あんなこんなそんなおんな・・・・・昔昔のその昔 第18

■タマの話■

佐古和枝(在日山陰人)

「魂がこもるから、美しい球形になる。それをタマという」という千夏さんの話から、思い出したのは「お年玉」。本来は、正月に食べるお餅のことなのだそうです。東日本の餅は四角でも、神様の宿る鏡餅は丸いですよね。この餅にも生命力が宿るとされて、お正月にそれを食べることでまた1つ生命をいただく、つまり歳をとるというわけです。
考古学でタマといえば、勾玉・管玉・小玉などの玉が、ガラスや碧玉、メノウ、滑石などの石で作られます。
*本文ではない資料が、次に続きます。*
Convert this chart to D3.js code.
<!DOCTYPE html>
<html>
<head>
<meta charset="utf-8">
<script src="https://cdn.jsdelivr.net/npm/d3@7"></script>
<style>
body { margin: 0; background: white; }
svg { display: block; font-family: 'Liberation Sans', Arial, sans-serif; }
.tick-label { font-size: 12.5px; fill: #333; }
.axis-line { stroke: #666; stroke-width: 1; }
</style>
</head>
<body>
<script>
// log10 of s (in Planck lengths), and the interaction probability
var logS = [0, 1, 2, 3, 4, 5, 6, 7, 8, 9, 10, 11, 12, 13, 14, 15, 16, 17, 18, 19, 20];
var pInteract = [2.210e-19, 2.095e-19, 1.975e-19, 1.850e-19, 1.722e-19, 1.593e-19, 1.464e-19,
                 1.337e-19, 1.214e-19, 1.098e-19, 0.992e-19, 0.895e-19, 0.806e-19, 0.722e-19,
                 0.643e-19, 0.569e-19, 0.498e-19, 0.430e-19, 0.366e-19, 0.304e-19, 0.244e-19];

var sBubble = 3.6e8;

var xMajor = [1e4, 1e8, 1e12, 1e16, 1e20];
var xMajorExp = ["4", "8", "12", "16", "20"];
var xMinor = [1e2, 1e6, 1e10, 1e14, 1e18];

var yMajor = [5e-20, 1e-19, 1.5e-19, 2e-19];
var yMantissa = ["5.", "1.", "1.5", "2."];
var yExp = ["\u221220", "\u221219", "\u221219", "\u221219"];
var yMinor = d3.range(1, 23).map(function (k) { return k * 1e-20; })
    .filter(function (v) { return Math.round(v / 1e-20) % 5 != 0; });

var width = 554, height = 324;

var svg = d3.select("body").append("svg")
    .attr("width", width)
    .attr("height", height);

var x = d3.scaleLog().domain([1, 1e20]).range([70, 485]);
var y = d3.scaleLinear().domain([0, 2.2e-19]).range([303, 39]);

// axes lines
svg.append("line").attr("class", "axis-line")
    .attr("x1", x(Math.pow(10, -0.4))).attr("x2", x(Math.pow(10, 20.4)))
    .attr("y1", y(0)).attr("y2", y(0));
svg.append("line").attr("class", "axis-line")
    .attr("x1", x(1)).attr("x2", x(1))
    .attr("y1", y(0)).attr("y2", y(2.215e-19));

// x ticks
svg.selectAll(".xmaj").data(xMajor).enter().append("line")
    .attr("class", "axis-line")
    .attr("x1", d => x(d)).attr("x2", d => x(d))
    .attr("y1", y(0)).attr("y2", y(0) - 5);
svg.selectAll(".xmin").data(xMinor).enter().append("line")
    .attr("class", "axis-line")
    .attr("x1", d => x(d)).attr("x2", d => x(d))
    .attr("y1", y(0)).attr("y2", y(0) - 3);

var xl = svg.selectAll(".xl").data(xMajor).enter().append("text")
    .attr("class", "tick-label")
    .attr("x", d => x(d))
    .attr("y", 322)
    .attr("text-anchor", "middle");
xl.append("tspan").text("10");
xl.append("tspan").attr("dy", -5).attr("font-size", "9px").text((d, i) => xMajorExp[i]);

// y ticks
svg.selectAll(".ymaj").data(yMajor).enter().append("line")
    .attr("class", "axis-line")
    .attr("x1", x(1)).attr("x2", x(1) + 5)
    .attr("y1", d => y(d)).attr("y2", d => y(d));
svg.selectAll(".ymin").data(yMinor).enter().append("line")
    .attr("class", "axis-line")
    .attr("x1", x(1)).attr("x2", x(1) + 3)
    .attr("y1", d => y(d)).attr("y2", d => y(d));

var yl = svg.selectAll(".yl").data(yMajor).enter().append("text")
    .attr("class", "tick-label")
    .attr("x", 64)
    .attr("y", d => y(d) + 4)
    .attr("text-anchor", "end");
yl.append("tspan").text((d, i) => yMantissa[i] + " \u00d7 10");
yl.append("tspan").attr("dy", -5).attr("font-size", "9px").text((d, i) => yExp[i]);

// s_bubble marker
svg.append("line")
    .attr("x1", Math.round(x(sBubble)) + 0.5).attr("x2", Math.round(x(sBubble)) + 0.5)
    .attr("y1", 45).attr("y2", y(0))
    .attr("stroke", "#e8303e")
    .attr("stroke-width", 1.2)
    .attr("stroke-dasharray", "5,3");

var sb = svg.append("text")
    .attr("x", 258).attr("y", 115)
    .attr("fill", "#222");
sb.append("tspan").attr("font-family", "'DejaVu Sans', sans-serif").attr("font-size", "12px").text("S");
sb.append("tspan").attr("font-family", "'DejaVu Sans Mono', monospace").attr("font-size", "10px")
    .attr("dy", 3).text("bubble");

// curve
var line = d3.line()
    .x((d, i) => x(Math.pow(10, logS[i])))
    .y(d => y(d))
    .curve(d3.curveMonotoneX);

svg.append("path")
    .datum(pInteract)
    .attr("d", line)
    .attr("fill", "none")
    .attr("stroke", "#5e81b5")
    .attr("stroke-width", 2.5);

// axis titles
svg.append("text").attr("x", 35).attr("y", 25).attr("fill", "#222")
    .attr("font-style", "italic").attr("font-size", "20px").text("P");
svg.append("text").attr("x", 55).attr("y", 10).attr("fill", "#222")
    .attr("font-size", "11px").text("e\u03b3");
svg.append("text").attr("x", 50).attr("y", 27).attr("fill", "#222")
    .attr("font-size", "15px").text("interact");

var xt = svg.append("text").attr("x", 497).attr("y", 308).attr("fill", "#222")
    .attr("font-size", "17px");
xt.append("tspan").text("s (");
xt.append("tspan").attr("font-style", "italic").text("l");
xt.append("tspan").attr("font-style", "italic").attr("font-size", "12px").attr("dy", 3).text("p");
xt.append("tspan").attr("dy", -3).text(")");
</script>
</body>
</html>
首飾りや頭飾り、腕輪や足輪などの装身具ですが、現代人みたいにオシャレ感覚というだけでなく、それを身につけることに何かの意味があったと考えられます。
「玉」という言葉も、魂のタマからきているようです。「玉の緒を切る」つまり首飾りなどの玉を連ねた糸を切るというのは、死ぬことを意味する古代の表現です。実際、古墳では首飾りと思われる玉が散乱した状態で出土した例があり、「玉の緒を切る」行為が実際におこなわれたとみる研究者もいます。
また、タマフリは、生命力を強化するという意味。正倉院に伝えられているタマフリの呪具「玉箒(たまははき)」は、先端に瑠璃(ガラス)の玉がついています。
古代の玉のなかで、とくに珍重されたのがヒスイの玉です。日本にはヒスイの原産地がいくつかありますが、なぜか古代の遺跡で出土するヒスイのほとんどが、新潟県糸魚川市に流れる姫川とその西側を流れる青梅川の上流でとれる「姫川ヒスイ」です。
姫川は、古代にはヌナ川と呼ばれていました。ここで思い出すのが、出雲の大国主命が求婚に行ったという越のヌナカワヒメ。姫川の下流一帯は、古代の沼川郷、ヌナカワヒメを祭る式内社・奴奈(ヌナ)川神社もあります。
大国主のいる出雲も玉作りで有名な地域です。大国主とヌナカワヒメのラブロマンスは、「玉繋がり」といえるのかもしれません。